Can I freeze it? Yes. Freeze individual slices wrapped tightly. Thaw overnight in the fridge for the best texture.
Can I substitute almond flour? You can replace a portion of the gluten-free flour with almond flour for added richness, but replacing all of it changes the texture significantly and the cake won’t hold together the same way.
Is the frosting very sweet? It’s on the sweeter side, as cream cheese frostings tend to be.
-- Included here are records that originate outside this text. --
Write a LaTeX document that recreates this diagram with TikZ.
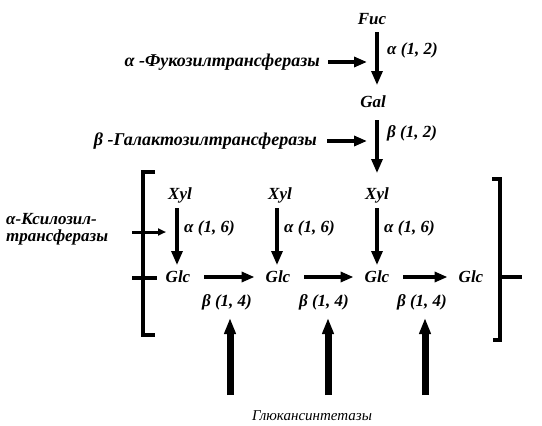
\documentclass[tikz,border=0pt]{standalone}
\usepackage{fontspec}
\setmainfont{Liberation Serif}
\usetikzlibrary{arrows.meta}
\begin{document}
\begin{tikzpicture}[x=1pt,y=-1pt,
  font=\fontsize{17}{19}\selectfont\bfseries\itshape,
  sugar/.style={inner sep=2pt},
  lbl/.style={anchor=west,inner sep=0pt},
  enz/.style={anchor=east,inner sep=0pt,font=\fontsize{18}{20}\selectfont\bfseries\itshape},
  arr/.style={line width=3.2pt,-{Triangle[length=14pt,width=11pt]}},
  harr/.style={line width=3.4pt,-{Triangle[length=13pt,width=10pt]}},
  smallarr/.style={line width=3pt,-{Triangle[length=8pt,width=7pt]}},
  bigarr/.style={line width=7pt,-{Triangle[length=16pt,width=11pt]}},
  brk/.style={line width=3.2pt}]
\useasboundingbox (0,0) rectangle (542,426);
% sugars
\node[sugar] (fuc) at (372,19) {Fuc};
\node[sugar] (gal) at (373,102) {Gal};
\node[sugar] (x1) at (180,195) {Xyl};
\node[sugar] (x2) at (280,195) {Xyl};
\node[sugar] (x3) at (377,195) {Xyl};
\node[sugar] (g1) at (178,277) {Glc};
\node[sugar] (g2) at (278,277) {Glc};
\node[sugar] (g3) at (377,277) {Glc};
\node[sugar] (g4) at (471,277) {Glc};
% vertical links
\draw[arr] (377,32) -- (377,85);
\draw[arr] (377,120) -- (377,173);
\draw[arr] (177,208) -- (177,265);
\draw[arr] (277,208) -- (277,265);
\draw[arr] (377,208) -- (377,265);
% link labels
\node[lbl] (a12) at (387,50) {α (1, 2)};
\node[lbl] (b12) at (387,133) {β (1, 2)};
\node[lbl] (a16a) at (184,228) {α (1, 6)};
\node[lbl] (a16b) at (284,228) {α (1, 6)};
\node[lbl] (a16c) at (384,228) {α (1, 6)};
% horizontal links
\draw[harr] (g1.east) ++(12,0) -- ([xshift=-9pt]g2.west);
\draw[harr] (g2.east) ++(12,0) -- ([xshift=-9pt]g3.west);
\draw[harr] (g3.east) ++(12,0) -- ([xshift=-9pt]g4.west);
\node[sugar] (b14a) at (227,302) {β (1, 4)};
\node[sugar] (b14b) at (324,302) {β (1, 4)};
\node[sugar] (b14c) at (422,302) {β (1, 4)};
% enzymes
\node[enz] (fe) at (320,62) {α -Фукозилтрансферазы};
\coordinate (fa) at (367,62);
\draw[harr] ([xshift=8pt]fe.east) -- (fa);
\node[enz] (ge) at (317,141) {β -Галактозилтрансферазы};
\coordinate (ga) at (367,141);
\draw[harr] ([xshift=10pt]ge.east) -- (ga);
\node[anchor=west,align=left,inner sep=0pt,font=\fontsize{17}{17}\selectfont\bfseries\itshape] (xe) at (6,229) {α-Ксилозил-\\трансферазы};
% brackets
\draw[brk] (155,172) -- (143,172) -- (143,335) -- (155,335);
\draw[brk] (492,179) -- (500,179) -- (500,340) -- (493,340);
\coordinate (t1) at (132,232);
\coordinate (t2) at (166,232);
\draw[smallarr] (t1) -- (t2);
\coordinate (t3) at (132,278);
\coordinate (t4) at (157,278);
\draw[brk] (t3) -- (t4);
\coordinate (t5) at (500,277);
\coordinate (t6) at (522,277);
\draw[brk] (t5) -- (t6);
% glucan synthases
\coordinate (u1) at (230,395);
\coordinate (u2) at (328,395);
\coordinate (u3) at (425,395);
\draw[bigarr] (u1) -- (230,318);
\draw[bigarr] (u2) -- (328,318);
\draw[bigarr] (u3) -- (425,318);
\node[inner sep=0pt,font=\fontsize{15}{16}\selectfont\itshape] (gs) at (312,416) {Глюкансинтетазы};
\end{tikzpicture}
\end{document}
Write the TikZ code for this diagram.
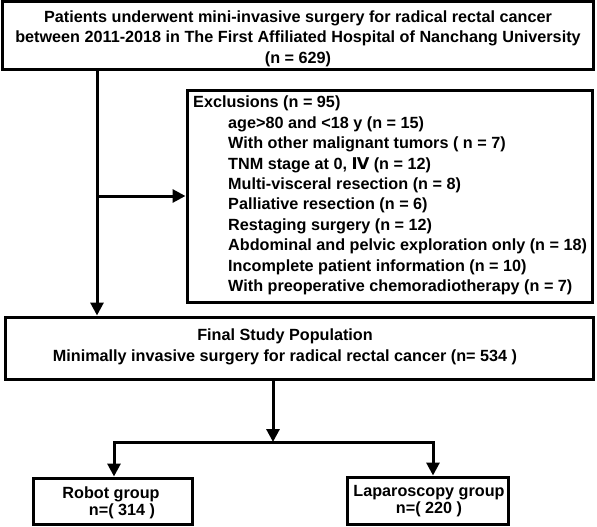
\documentclass[tikz,border=0pt]{standalone}
\usepackage{fontspec}
\setmainfont{Liberation Sans}
\newfontfamily\dvs{DejaVu Sans}
\usetikzlibrary{arrows.meta}
\begin{document}
\begin{tikzpicture}[x=1pt,y=-1pt,
  box/.style={draw, line width=3pt, inner sep=0pt},
  txt/.style={font=\bfseries\fontsize{16.2}{20.4}\selectfont, inner sep=0pt},
  small/.style={font=\bfseries\fontsize{16.2}{17}\selectfont, inner sep=0pt},
  conn/.style={line width=3pt},
  arr/.style={conn, -{Triangle[length=13pt,width=13pt]}}]
\useasboundingbox (0,0) rectangle (597,527);
\node[box, minimum width=591pt, minimum height=68pt] (top) at (297.5,36) {};
\node[txt, align=center] (toptext) at (298,38.5)
  {Patients underwent mini-invasive surgery for radical rectal cancer\\
   between 2011-2018 in The First Affiliated Hospital of Nanchang University\\
   (n = 629)};
\node[box, minimum width=405pt, minimum height=212pt] (excl) at (389.5,196) {};
\node[txt, align=left, anchor=west] (excltext) at (193,195.5)
  {Exclusions (n = 95)\\
   \hspace*{35pt}age>80 and <18 y (n = 15)\\
   \hspace*{35pt}With other malignant tumors ( n = 7)\\
   \hspace*{35pt}TNM stage at 0, {\dvs\bfseries Ⅳ} (n = 12)\\
   \hspace*{35pt}Multi-visceral resection (n = 8)\\
   \hspace*{35pt}Palliative resection (n = 6)\\
   \hspace*{35pt}Restaging surgery (n = 12)\\
   \hspace*{35pt}Abdominal and pelvic exploration only (n = 18)\\
   \hspace*{35pt}Incomplete patient information (n = 10)\\
   \hspace*{35pt}With preoperative chemoradiotherapy (n = 7)};
\node[box, minimum width=588pt, minimum height=62pt] (final) at (299,348) {};
\node[txt, align=center] (finaltext) at (285,347)
  {Final Study Population\\
   Minimally invasive surgery for radical rectal cancer (n= 534 )};
\node[box, minimum width=159pt, minimum height=46pt] (robot) at (112.5,501) {};
\node[small, align=center] (robottext) at (111,502.5)
  {Robot group\\\hspace*{22pt}n=( 314 )};
\node[box, minimum width=161pt, minimum height=47pt] (lap) at (427.5,500.5) {};
\node[small, align=center] (laptext) at (429,501.5)
  {Laparoscopy group\\n=( 220 )};
\coordinate (vx) at (97,0);
\coordinate (split) at (273,442);
\coordinate (ra) at (114,0);
\coordinate (la) at (433,0);
\draw[arr] (top.south -| vx) -- (final.north -| vx);
\draw[arr] (vx |- excl.west) -- (excl.west);
\draw[arr] (final.south -| split) -- (split);
\draw[arr] (split) -| (ra |- robot.north);
\draw[arr] (split) -| (la |- lap.north);
\end{tikzpicture}
\end{document}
Start with 3 cups of powdered sugar and add more only if needed — the cream cheese tang helps balance it.

Carrot Cake with Cream on Top: Moist, Wheatless, and Irresistible
Ingredients
Method
- Preheat the oven to 350°F (175°C). Grease and line two 8- or 9-inch round cake pans or a 9×13-inch pan with parchment paper.
- In a medium bowl, whisk together gluten-free flour, baking powder, baking soda, salt, cinnamon, ginger, and nutmeg until combined.
- In a large bowl, whisk the sugars and eggs until light and fluffy. Slowly drizzle in the oil while mixing, then add vanilla extract.
- Gradually add the dry ingredients to the wet ingredients, mixing until just combined.
- Fold in the grated carrots and optional nuts, coconut, or raisins gently to keep the batter light.
- Divide the batter evenly between pans (or spread evenly for a single-layer cake).
- Bake for 30–40 minutes (or 22–28 minutes for round pans), until a toothpick inserted comes out clean or with a few moist crumbs.
- Let the cake cool in the pans for 10 minutes, then turn out onto cooling racks to cool completely.
- For the cream on top: Beat cream cheese and butter together until smooth and fluffy.
- Gradually add powdered sugar, beating until incorporated and fluffy.
- Stir in vanilla extract, salt, and enough cream to reach a spreadable consistency.
- Frost the completely cooled cake generously. For layered cakes, frost between layers and all around the outside.
- Chill for 30–60 minutes before slicing.
- Garnish with nuts, orange zest, or carrot curls if desired.